# Has anyone tried 4 patriots food?



## Bob M. (Nov 5, 2018)

Someone, or the company did, ust sent me a huge crate full of 4 patriots food...it is like a survivak MRE type of food thing evidently, but it has all sorts of crap...fruits vegetables, meats and whole meals, like chicken a la king, and blah blah blah blah....it really is a huge package/crate. says it has 536 servings of food that will store for 25 yrs, and i think that is short. all freeze dried evidently and sealed individually. I think I might make something for dinner to check it out. No one mentioned sending me anything. well, I'm covered on flavored oatmeal for life, and soups. and the rest for well heck probably a year or two.
I checked out this places website and it looks like whoever sent me one of the larger packages, though they have larger. costs like $500. guess its a buck a serving...not too bad....now where is that zombie apocalypse?


----------



## sweetbabyjane (Oct 21, 2002)

You might check with your neighbors and make sure it wasn't delivered to your house by mistake.

It happens,
SBJ


----------



## Bob M. (Nov 5, 2018)

has my name on it. If they are sending stuff under my name then they get what they deserve..ie nothing, and I get it instead. I am going to end up giving it to my neighbors to my cottage up north. They keep a eye out on my property up there for me, and he is sort of a hermit, and could use a years food probably. going to take some of if out, and keep/store at the cabin, and to just have because it really isn't horrible so far as I've tasted. I could be ok living off of it if I had to and not feel too slighted honestly.

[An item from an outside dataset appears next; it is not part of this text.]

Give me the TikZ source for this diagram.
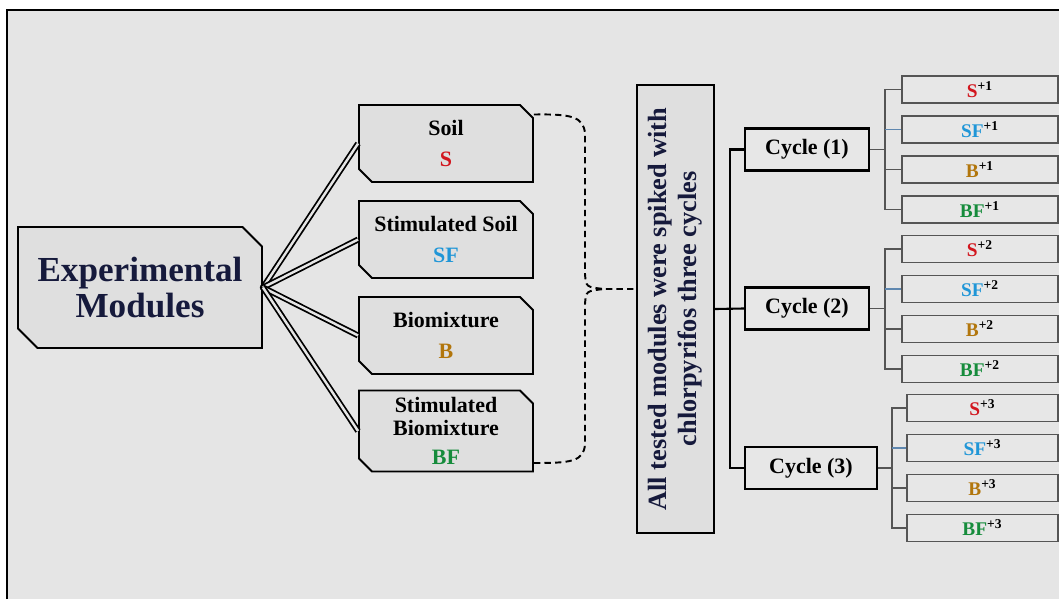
\documentclass[tikz,border=0pt]{standalone}
\usepackage{fontspec}
\setmainfont{Liberation Serif}
\usetikzlibrary{shapes.misc}

\definecolor{bggray}{RGB}{229,229,229}
\definecolor{boxgray}{RGB}{223,223,223}
\definecolor{subgray}{RGB}{231,231,231}
\definecolor{navy}{RGB}{22,26,60}
\definecolor{sred}{RGB}{210,22,30}
\definecolor{sblue}{RGB}{32,150,215}
\definecolor{sbrown}{RGB}{178,118,12}
\definecolor{sgreen}{RGB}{22,140,60}
\definecolor{twiggray}{RGB}{85,85,85}
\definecolor{twigblue}{RGB}{95,135,175}

\tikzset{
  mainbox/.style={chamfered rectangle, chamfered rectangle corners={north east,south west},
    chamfered rectangle xsep=0.2cm, chamfered rectangle ysep=0.19cm,
    draw, line width=1.1pt, fill=boxgray, inner sep=0pt,
    minimum width=4.88cm, minimum height=2.42cm, align=center, text=navy,
    font=\fontsize{20}{20.5}\selectfont\bfseries},
  modbox/.style={chamfered rectangle, chamfered rectangle corners={north east,south west},
    chamfered rectangle xsep=0.13cm, chamfered rectangle ysep=0.13cm,
    draw, line width=1.1pt, fill=boxgray, inner sep=0pt,
    minimum width=3.48cm, minimum height=1.54cm, align=center,
    font=\fontsize{12.5}{13}\selectfont\bfseries},
  bigbox/.style={draw, line width=1.2pt, fill=boxgray, inner sep=0pt,
    minimum width=8.96cm, minimum height=1.54cm, align=center, text=navy,
    font=\fontsize{15}{17}\selectfont\bfseries},
  cyclebox/.style={draw, line width=1.2pt, fill=subgray, inner sep=0pt,
    minimum width=2.48cm, minimum height=0.84cm,
    font=\fontsize{12.5}{15}\selectfont\bfseries},
  subbox/.style={draw=twiggray, line width=0.7pt, fill=subgray, inner sep=0pt,
    minimum width=3.12cm, minimum height=0.54cm,
    font=\fontsize{11}{13}\selectfont\bfseries},
  dbl/.style={draw=black, double=bggray, line width=1pt, double distance=1.4pt},
  brace/.style={dashed, line width=1.1pt, dash pattern=on 3.6pt off 2.4pt},
  trunk/.style={line width=1.2pt},
  twig/.style={draw=twiggray, line width=0.7pt},
}

\begin{document}
\begin{tikzpicture}[x=0.02cm,y=-0.02cm]
\useasboundingbox (0,0) rectangle (1059,599);
\fill[white] (0,0) rectangle (1059,599);
\fill[bggray] (7,10) rectangle (1059,599);
\draw[line width=0.6pt] (7,599) -- (7,10) -- (1059,10);

% modules
\node[mainbox] (main) at (140,287.5) {Experimental\\Modules};
\node[modbox] (soil) at (446,143.5) {Soil\\[4.5pt]{\color{sred}S}};
\node[modbox] (ssoil) at (446,239.5) {Stimulated Soil\\[4.5pt]{\color{sblue}SF}};
\node[modbox] (bio) at (446,335.5) {Biomixture\\[4.5pt]{\color{sbrown}B}};
\node[modbox] (sbio) at (446,431) {Stimulated\\Biomixture\\[4pt]{\color{sgreen}BF}};

\fill (main.east) circle (1.8pt);
\draw[dbl] (main.east) -- (soil.west);
\draw[dbl] (main.east) -- (ssoil.west);
\draw[dbl] (main.east) -- (bio.west);
\draw[dbl] (main.east) -- (sbio.west);

% spiking
\node[bigbox, rotate=90] (big) at (675.5,309) {All tested modules were spiked with\\chlorpyrifos three cycles};
\coordinate (tip) at (604,289);
\draw[brace] ([yshift=0.58cm]soil.east) .. controls (570,114) and (584,116) .. (585,134) -- (585,274) .. controls (586,287) .. (tip) -- (tip -| big.north);
\draw[brace] ([yshift=-0.64cm]sbio.east) .. controls (570,463) and (584,462) .. (585,444) -- (585,304) .. controls (586,291) .. (tip);

% cycles
\node[cyclebox] (c1) at (807,149.5) {Cycle (1)};
\node[cyclebox] (c2) at (807,308.5) {Cycle (2)};
\node[cyclebox, minimum width=2.64cm] (c3) at (811,468) {Cycle (3)};
\coordinate (split) at (730,309);
\draw[trunk] (big.south) -- (c2.west);
\draw[trunk] (c1.west) -- (c1.west -| split) -- (c3.west -| split) -- (c3.west);

% cycle 1
\node[subbox] (s11) at (980,89.5) {{\color{sred}S}\textsuperscript{+1}};
\node[subbox] (s12) at (980,129.5) {{\color{sblue}SF}\textsuperscript{+1}};
\node[subbox] (s13) at (980,169.5) {{\color{sbrown}B}\textsuperscript{+1}};
\node[subbox] (s14) at (980,209.5) {{\color{sgreen}BF}\textsuperscript{+1}};
\coordinate (k1) at (885,149.5);
\draw[twig] (c1.east) -- (k1);
\draw[twig] (s11.west) -- (s11.west -| k1) -- (s14.west -| k1) -- (s14.west);
\draw[twig, draw=twigblue] (s12.west) -- (s12.west -| k1);
\draw[twig] (s13.west) -- (s13.west -| k1);

% cycle 2
\node[subbox] (s21) at (980,249) {{\color{sred}S}\textsuperscript{+2}};
\node[subbox] (s22) at (980,289) {{\color{sblue}SF}\textsuperscript{+2}};
\node[subbox] (s23) at (980,329) {{\color{sbrown}B}\textsuperscript{+2}};
\node[subbox] (s24) at (980,369) {{\color{sgreen}BF}\textsuperscript{+2}};
\coordinate (k2) at (885,308.5);
\draw[twig] (c2.east) -- (k2);
\draw[twig] (s21.west) -- (s21.west -| k2) -- (s24.west -| k2) -- (s24.west);
\draw[twig, draw=twigblue] (s22.west) -- (s22.west -| k2);
\draw[twig] (s23.west) -- (s23.west -| k2);

% cycle 3
\node[subbox, minimum width=3.02cm] (s31) at (982.5,408) {{\color{sred}S}\textsuperscript{+3}};
\node[subbox, minimum width=3.02cm] (s32) at (982.5,448) {{\color{sblue}SF}\textsuperscript{+3}};
\node[subbox, minimum width=3.02cm] (s33) at (982.5,488) {{\color{sbrown}B}\textsuperscript{+3}};
\node[subbox, minimum width=3.02cm] (s34) at (982.5,528) {{\color{sgreen}BF}\textsuperscript{+3}};
\coordinate (k3) at (892,468);
\draw[twig] (c3.east) -- (k3);
\draw[twig] (s31.west) -- (s31.west -| k3) -- (s34.west -| k3) -- (s34.west);
\draw[twig, draw=twigblue] (s32.west) -- (s32.west -| k3);
\draw[twig] (s33.west) -- (s33.west -| k3);
\end{tikzpicture}
\end{document}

p.s. I made the chicken ala king and it was pretty ok. could tell it was freeze dried but it ok. and the fruits are excellent. been putting strawberries and blueberries in my cereal, no regrets on that so far.


----------



## crehberg (Mar 16, 2008)

I've heard of them but never tried them. Glad to hear it is at least palatable.


----------



## #1 WV BonBonQueen (Sep 16, 2018)

I bought a small package of it, and am not impressed. Sure doesn't have the good taste that Mountain house has for sure and not nearly as easy to fix, as with Mountain House pouches all you normally do is add water, stir, wait for 10 minutes, I like to double the time to make sure it has absorbed the water and eat. We just bought 30 pouches of MH for our prepper barrel and we do eat some when we are bored with what I usually cook. I think they taste more Home made than any other brand but that could be just our opinion.


----------



## Bob M. (Nov 5, 2018)

never had that either, if I get the chance I just might give that a go. ya I expected to just dump boiling water in the pouch like a MRE or something, but no, you really do cook it after adding the water. so sort of disappointing.


----------



## Wolf mom (Mar 8, 2005)

I always get a giggle at the "good for 25 years" type food when they assume after a SHTF situation, you'll have easy access to fresh water and fuel.


----------



## Bob M. (Nov 5, 2018)

We easily have the technology to make water. I mean it really isn't that hard. hydrogen and oxygen...not that difficult....honestly not sure why people make water the issue so much or having it. it just isn't a issue at all. right now no one makes water really on a mass scale because there isn't a need, but even now we do actually make more water than most people think about, it isn't pure, because we do not take the time to use pure elements or filter them, but we do it constantly.


----------



## #1 WV BonBonQueen (Sep 16, 2018)

Wolf mom said:


> I always get a giggle at the "good for 25 years" type food when they assume after a SHTF situation, you'll have easy access to fresh water and fuel.


I really like having these foods on hand, to eat when we are into something different, and don't want to go out and eat, which we are doing less and less thru the years. I have decided that having MH foods is a good investment, as we only order what we like, and after having tried them for quite a few years, we know what we like. 
As far as having Fresh Water, I would assume, and we all know what that really does, if it were a problem that took down all the electric and gas, our water is going to be at a premium. 
No electric, no water, unless you have a pump/well. We have an artisan spring, so all we must do, it go to get it, or run some pipe to the house, then we will have water. But those who live in a city, won't have either water or sewage. I don't know if they know this, because they have been told we have it all, but without electric, No we don't.


----------